Pollyanna Grows Up. Eleanor H. Porter. 1915. 304 pages.

In January, I read Pollyanna and loved it. I definitely wanted to read the sequel. The novel begins with a nurse (Della Wetherby) visiting her cranky (grieving) sister (Mrs. Carew). The nurse is wishing that her sister could meet Pollyanna. She's bold enough to write to Pollyanna's guardians (aunt and uncle) to ask them to send Pollyanna to visit Mrs. Carew in Boston. As the couple is about to go to Germany, they agree that Pollyanna can remain behind and go and stay with Mrs. Carew for a year.

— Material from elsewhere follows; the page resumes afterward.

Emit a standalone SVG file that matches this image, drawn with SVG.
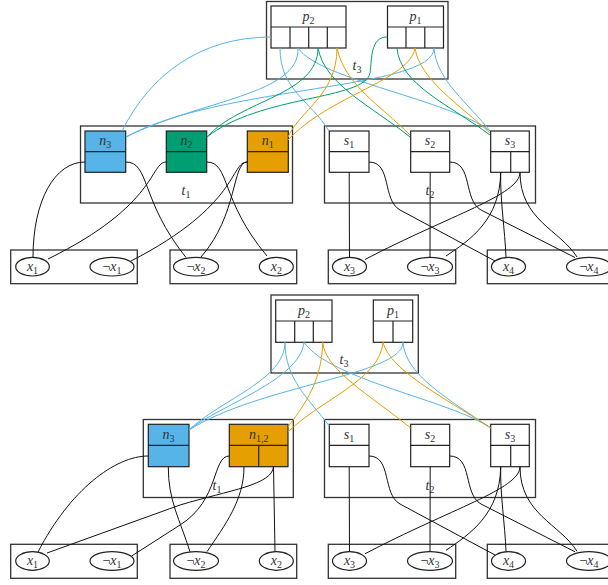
<svg xmlns="http://www.w3.org/2000/svg" width="608" height="585" viewBox="0 0 608 585">
<style>
.gad{fill:none;stroke:#333;stroke-width:1.3}
.box{fill:#fff;stroke:#222;stroke-width:1.2}
.cb{fill:#56B4E9;stroke:#222;stroke-width:1.2}
.cg{fill:#009E73;stroke:#222;stroke-width:1.2}
.co{fill:#E69F00;stroke:#222;stroke-width:1.2}
.ln{fill:none;stroke:#222;stroke-width:1.2}
.lit{fill:#fff;stroke:#222;stroke-width:1.2}
text{font-family:"Liberation Serif","DejaVu Serif",serif;font-size:14px;font-style:italic;fill:#333;text-anchor:middle}
.s{font-size:10px;font-style:normal}
.n{font-style:normal}
.e{fill:none;stroke:#111;stroke-width:1}
.eb{fill:none;stroke:#56B4E9;stroke-width:1}
.eg{fill:none;stroke:#009E73;stroke-width:1}
.eo{fill:none;stroke:#E69F00;stroke-width:1}
</style>
<!-- ===== TOP DIAGRAM ===== -->
<g id="t3a">
<rect class="gad" x="266.5" y="1.5" width="181.5" height="77.5"/>
<text x="357" y="70">t<tspan class="s" dy="3">3</tspan></text>
</g>
<g id="p2a">
<rect class="box" x="271" y="6" width="75" height="42"/>
<line class="ln" x1="271" y1="27" x2="346" y2="27"/>
<line class="ln" x1="290" y1="27" x2="290" y2="48"/>
<line class="ln" x1="308.7" y1="27" x2="308.7" y2="48"/>
<line class="ln" x1="327.3" y1="27" x2="327.3" y2="48"/>
<text x="308.5" y="21">p<tspan class="s" dy="3">2</tspan></text>
</g>
<g id="p1a">
<rect class="box" x="387.5" y="6" width="56" height="42"/>
<line class="ln" x1="387.5" y1="27" x2="443.5" y2="27"/>
<line class="ln" x1="406" y1="27" x2="406" y2="48"/>
<line class="ln" x1="424.8" y1="27" x2="424.8" y2="48"/>
<text x="415.5" y="21">p<tspan class="s" dy="3">1</tspan></text>
</g>
<g id="t1a">
<rect class="gad" x="80.5" y="126" width="212" height="77"/>
<text x="186" y="195">t<tspan class="s" dy="3">1</tspan></text>
</g>
<g id="n3a">
<rect class="cb" x="85" y="131" width="40.7" height="41.3"/>
<line class="ln" x1="85" y1="151.7" x2="125.7" y2="151.7"/>
<text x="105.3" y="145">n<tspan class="s" dy="3">3</tspan></text>
</g>
<g id="n2a">
<rect class="cg" x="166.3" y="131" width="40.4" height="41.3"/>
<line class="ln" x1="166.3" y1="151.7" x2="206.7" y2="151.7"/>
<text x="186.5" y="145">n<tspan class="s" dy="3">2</tspan></text>
</g>
<g id="n1a">
<rect class="co" x="247.3" y="131" width="41" height="41.3"/>
<line class="ln" x1="247.3" y1="151.7" x2="288.3" y2="151.7"/>
<text x="267.8" y="145">n<tspan class="s" dy="3">1</tspan></text>
</g>
<g id="t2a">
<rect class="gad" x="324.5" y="126" width="211" height="77"/>
<text x="430" y="195">t<tspan class="s" dy="3">2</tspan></text>
</g>
<g id="s1a">
<rect class="box" x="329.3" y="131" width="39.7" height="41.3"/>
<line class="ln" x1="329.3" y1="151.7" x2="369" y2="151.7"/>
<text x="349" y="145">s<tspan class="s" dy="3">1</tspan></text>
</g>
<g id="s2a">
<rect class="box" x="410.7" y="131" width="39" height="41.3"/>
<line class="ln" x1="410.7" y1="151.7" x2="449.7" y2="151.7"/>
<text x="430" y="145">s<tspan class="s" dy="3">2</tspan></text>
</g>
<g id="s3a">
<rect class="box" x="490.7" y="131" width="38.6" height="41.3"/>
<line class="ln" x1="490.7" y1="151.7" x2="529.3" y2="151.7"/>
<line class="ln" x1="510.7" y1="151.7" x2="510.7" y2="172.3"/>
<text x="510" y="145">s<tspan class="s" dy="3">3</tspan></text>
</g>
<g id="v1a">
<rect class="gad" x="10.7" y="250" width="126.6" height="33.7"/>
<ellipse class="lit" cx="32.5" cy="266.7" rx="16.8" ry="9.3"/>
<text x="32.5" y="271">x<tspan class="s" dy="3">1</tspan></text>
<ellipse class="lit" cx="112" cy="266.7" rx="22" ry="9.3"/>
<text x="112" y="271"><tspan class="n">¬</tspan>x<tspan class="s" dy="3">1</tspan></text>
</g>
<g id="v2a">
<rect class="gad" x="170" y="250" width="126.7" height="33.7"/>
<ellipse class="lit" cx="196" cy="266.7" rx="22.5" ry="9.3"/>
<text x="196" y="271"><tspan class="n">¬</tspan>x<tspan class="s" dy="3">2</tspan></text>
<ellipse class="lit" cx="276.3" cy="266.7" rx="17" ry="9.3"/>
<text x="276.3" y="271">x<tspan class="s" dy="3">2</tspan></text>
</g>
<g id="v3a">
<rect class="gad" x="328.3" y="250" width="127.4" height="33.7"/>
<ellipse class="lit" cx="349.5" cy="266.7" rx="17" ry="9.3"/>
<text x="349.5" y="271">x<tspan class="s" dy="3">3</tspan></text>
<ellipse class="lit" cx="430" cy="266.7" rx="22.5" ry="9.3"/>
<text x="430" y="271"><tspan class="n">¬</tspan>x<tspan class="s" dy="3">3</tspan></text>
</g>
<g id="v4a">
<rect class="gad" x="487.3" y="250" width="127.4" height="33.7"/>
<ellipse class="lit" cx="508.5" cy="266.7" rx="17" ry="9.3"/>
<text x="508.5" y="271">x<tspan class="s" dy="3">4</tspan></text>
<ellipse class="lit" cx="589" cy="266.7" rx="22.5" ry="9.3"/>
<text x="589" y="271"><tspan class="n">¬</tspan>x<tspan class="s" dy="3">4</tspan></text>
</g>
<g id="edgesA">
<path class="eb" d="M271,37 C200,37 150,75 122,131"/>
<path class="eb" d="M298,48 C300,95 200,100 126,137"/>
<path class="eb" d="M434,48 C434,90 220,85 126,137"/>
<path class="eb" d="M280,48 C280,90 310,100 329,131"/>
<path class="eb" d="M298,48 C320,80 450,100 490,131"/>
<path class="eb" d="M434,48 C436,80 470,105 490,131"/>
<path class="eg" d="M318,48 C318,95 240,100 207,137"/>
<path class="eg" d="M318,48 C325,85 370,105 410,137"/>
<path class="eg" d="M387,37 C370,37 372,60 370,73 C365,100 260,95 207,137"/>
<path class="eg" d="M397,48 C400,85 450,105 490,135"/>
<path class="eo" d="M337,48 C337,95 300,110 288,137"/>
<path class="eo" d="M337,48 C345,85 380,105 410,135"/>
<path class="eo" d="M415,48 C410,80 330,95 288,140"/>
<path class="eo" d="M415,48 C420,80 460,105 490,133"/>
<path class="e" d="M85,162 C55,162 33,200 33,257.4"/>
<path class="e" d="M125.7,162 C150,162 140,200 186,257.5"/>
<path class="e" d="M166.3,162 C150,162 158,205 48,259"/>
<path class="e" d="M247.3,162 C230,162 240,205 131,261"/>
<path class="e" d="M247.3,162 C232,162 238,215 201,257"/>
<path class="e" d="M206.7,162 C230,162 220,200 267,256"/>
<path class="e" d="M349.2,172.3 L349.5,257.4"/>
<path class="e" d="M369,162 C392,162 382,200 400,210 L495,261"/>
<path class="e" d="M430.2,172.3 L430,257.4"/>
<path class="e" d="M449.7,162 C473,162 463,200 481,210 L575,257.5"/>
<path class="e" d="M500.7,172.3 C500,220 470,240 446,256"/>
<path class="e" d="M500.7,172.3 C500,200 505,230 506,257.5"/>
<path class="e" d="M520,172.3 C520,195 450,215 365,259.5"/>
<path class="e" d="M520,172.3 C520,220 560,230 577,257"/>
</g>
<!-- ===== BOTTOM DIAGRAM ===== -->
<g id="t3b">
<rect class="gad" x="271" y="295" width="147.3" height="78"/>
<text x="344" y="364">t<tspan class="s" dy="3">3</tspan></text>
</g>
<g id="p2b">
<rect class="box" x="275.7" y="300" width="56.3" height="42.3"/>
<line class="ln" x1="275.7" y1="321" x2="332" y2="321"/>
<line class="ln" x1="294.7" y1="321" x2="294.7" y2="342.3"/>
<line class="ln" x1="313.3" y1="321" x2="313.3" y2="342.3"/>
<text x="304" y="315">p<tspan class="s" dy="3">2</tspan></text>
</g>
<g id="p1b">
<rect class="box" x="373.3" y="300" width="39.4" height="42.3"/>
<line class="ln" x1="373.3" y1="321" x2="412.7" y2="321"/>
<line class="ln" x1="393" y1="321" x2="393" y2="342.3"/>
<text x="393" y="315">p<tspan class="s" dy="3">1</tspan></text>
</g>
<g id="t1b">
<rect class="gad" x="143.3" y="419.5" width="150" height="78"/>
<text x="217" y="490">t<tspan class="s" dy="3">1</tspan></text>
</g>
<g id="n3b">
<rect class="cb" x="148.3" y="424.3" width="40.7" height="42.4"/>
<line class="ln" x1="148.3" y1="445.3" x2="189" y2="445.3"/>
<text x="168.6" y="439">n<tspan class="s" dy="3">3</tspan></text>
</g>
<g id="n12b">
<rect class="co" x="229.3" y="424.3" width="58.7" height="42.4"/>
<line class="ln" x1="229.3" y1="445.3" x2="288" y2="445.3"/>
<line class="ln" x1="258.7" y1="445.3" x2="258.7" y2="466.7"/>
<text x="258.7" y="439">n<tspan class="s" dy="3">1,2</tspan></text>
</g>
<g id="t2b">
<rect class="gad" x="324.5" y="419.5" width="211" height="78"/>
<text x="430" y="490">t<tspan class="s" dy="3">2</tspan></text>
</g>
<g id="s1b">
<rect class="box" x="329.3" y="424.3" width="39.7" height="42.4"/>
<line class="ln" x1="329.3" y1="445.3" x2="369" y2="445.3"/>
<text x="349" y="439">s<tspan class="s" dy="3">1</tspan></text>
</g>
<g id="s2b">
<rect class="box" x="410.7" y="424.3" width="39" height="42.4"/>
<line class="ln" x1="410.7" y1="445.3" x2="449.7" y2="445.3"/>
<text x="430" y="439">s<tspan class="s" dy="3">2</tspan></text>
</g>
<g id="s3b">
<rect class="box" x="490.7" y="424.3" width="38.6" height="42.4"/>
<line class="ln" x1="490.7" y1="445.3" x2="529.3" y2="445.3"/>
<line class="ln" x1="510.7" y1="445.3" x2="510.7" y2="466.7"/>
<text x="510" y="439">s<tspan class="s" dy="3">3</tspan></text>
</g>
<g id="v1b">
<rect class="gad" x="10.7" y="544.3" width="126.6" height="34"/>
<ellipse class="lit" cx="32.5" cy="561" rx="16.8" ry="9.3"/>
<text x="32.5" y="565">x<tspan class="s" dy="3">1</tspan></text>
<ellipse class="lit" cx="112" cy="561" rx="22" ry="9.3"/>
<text x="112" y="565"><tspan class="n">¬</tspan>x<tspan class="s" dy="3">1</tspan></text>
</g>
<g id="v2b">
<rect class="gad" x="170" y="544.3" width="126.7" height="34"/>
<ellipse class="lit" cx="196" cy="561" rx="22.5" ry="9.3"/>
<text x="196" y="565"><tspan class="n">¬</tspan>x<tspan class="s" dy="3">2</tspan></text>
<ellipse class="lit" cx="276.3" cy="561" rx="17" ry="9.3"/>
<text x="276.3" y="565">x<tspan class="s" dy="3">2</tspan></text>
</g>
<g id="v3b">
<rect class="gad" x="328.3" y="544.3" width="127.4" height="34"/>
<ellipse class="lit" cx="349.5" cy="561" rx="17" ry="9.3"/>
<text x="349.5" y="565">x<tspan class="s" dy="3">3</tspan></text>
<ellipse class="lit" cx="430" cy="561" rx="22.5" ry="9.3"/>
<text x="430" y="565"><tspan class="n">¬</tspan>x<tspan class="s" dy="3">3</tspan></text>
</g>
<g id="v4b">
<rect class="gad" x="487.3" y="544.3" width="127.4" height="34"/>
<ellipse class="lit" cx="508.5" cy="561" rx="17" ry="9.3"/>
<text x="508.5" y="565">x<tspan class="s" dy="3">4</tspan></text>
<ellipse class="lit" cx="589" cy="561" rx="22.5" ry="9.3"/>
<text x="589" y="565"><tspan class="n">¬</tspan>x<tspan class="s" dy="3">4</tspan></text>
</g>
<g id="edgesB">
<path class="eb" d="M285,342.3 C285,380 220,400 189,430"/>
<path class="eb" d="M304,342.3 C300,380 220,405 189,430"/>
<path class="eb" d="M403,342.3 C403,375 260,385 189,430"/>
<path class="eb" d="M285,342.3 C285,380 310,400 329.3,426"/>
<path class="eb" d="M304,342.3 C330,380 450,400 490.7,428"/>
<path class="eb" d="M403,342.3 C405,375 450,400 490.7,428"/>
<path class="eo" d="M322.7,342.3 C322,385 300,410 288,427"/>
<path class="eo" d="M322.7,342.3 C325,370 370,395 410.7,428"/>
<path class="eo" d="M383,342.3 C380,380 320,400 288,432"/>
<path class="eo" d="M383,342.3 C390,370 440,395 490.7,428"/>
<path class="e" d="M148.3,456 C115,456 70,490 38,552"/>
<path class="e" d="M168.3,466.7 C168,500 180,520 190,551.7"/>
<path class="e" d="M229.3,456 C212,456 220,500 180,525 L131.7,556"/>
<path class="e" d="M244,466.7 C244,500 225,525 207,551.7"/>
<path class="e" d="M273.5,466.7 L275,551.7"/>
<path class="e" d="M273.5,466.7 C272,485 230,490 180,505 L47,553"/>
<path class="e" d="M349.2,466.7 L349.5,551.7"/>
<path class="e" d="M369,456 C392,456 382,494 400,504 L495,555"/>
<path class="e" d="M430.2,466.7 L430,551.7"/>
<path class="e" d="M449.7,456 C473,456 463,494 481,504 L575,551.8"/>
<path class="e" d="M500.7,466.7 C500,514 470,534 446,550.3"/>
<path class="e" d="M500.7,466.7 C500,494 505,524 506,551.8"/>
<path class="e" d="M520,466.7 C520,489 450,509 365,553.8"/>
<path class="e" d="M520,466.7 C520,514 560,524 577,551.3"/>
</g>
</svg>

The first half of this sequel is about her year in Boston: the friends she makes, the experiences she has, etc. The second half of the novel is about Pollyanna when she is grown up (20+).

Mrs. Carew is a wealthy, cranky widow. Her "good excuse" for being cranky and shutting the world out is that she is mourning the loss of her nephew, Jamie. After Jamie's parents died, she lost all contact with the young child. She was never able to find out what happened to him, where he went, who took him in, etc. He 'vanished' from her life and she desperately wanted to adopt him and raise him herself. She's searched and searched but to no avail.

Will Pollyanna change Mrs. Carew? Perhaps the better question is HOW MUCH will she change Mrs. Carew's life?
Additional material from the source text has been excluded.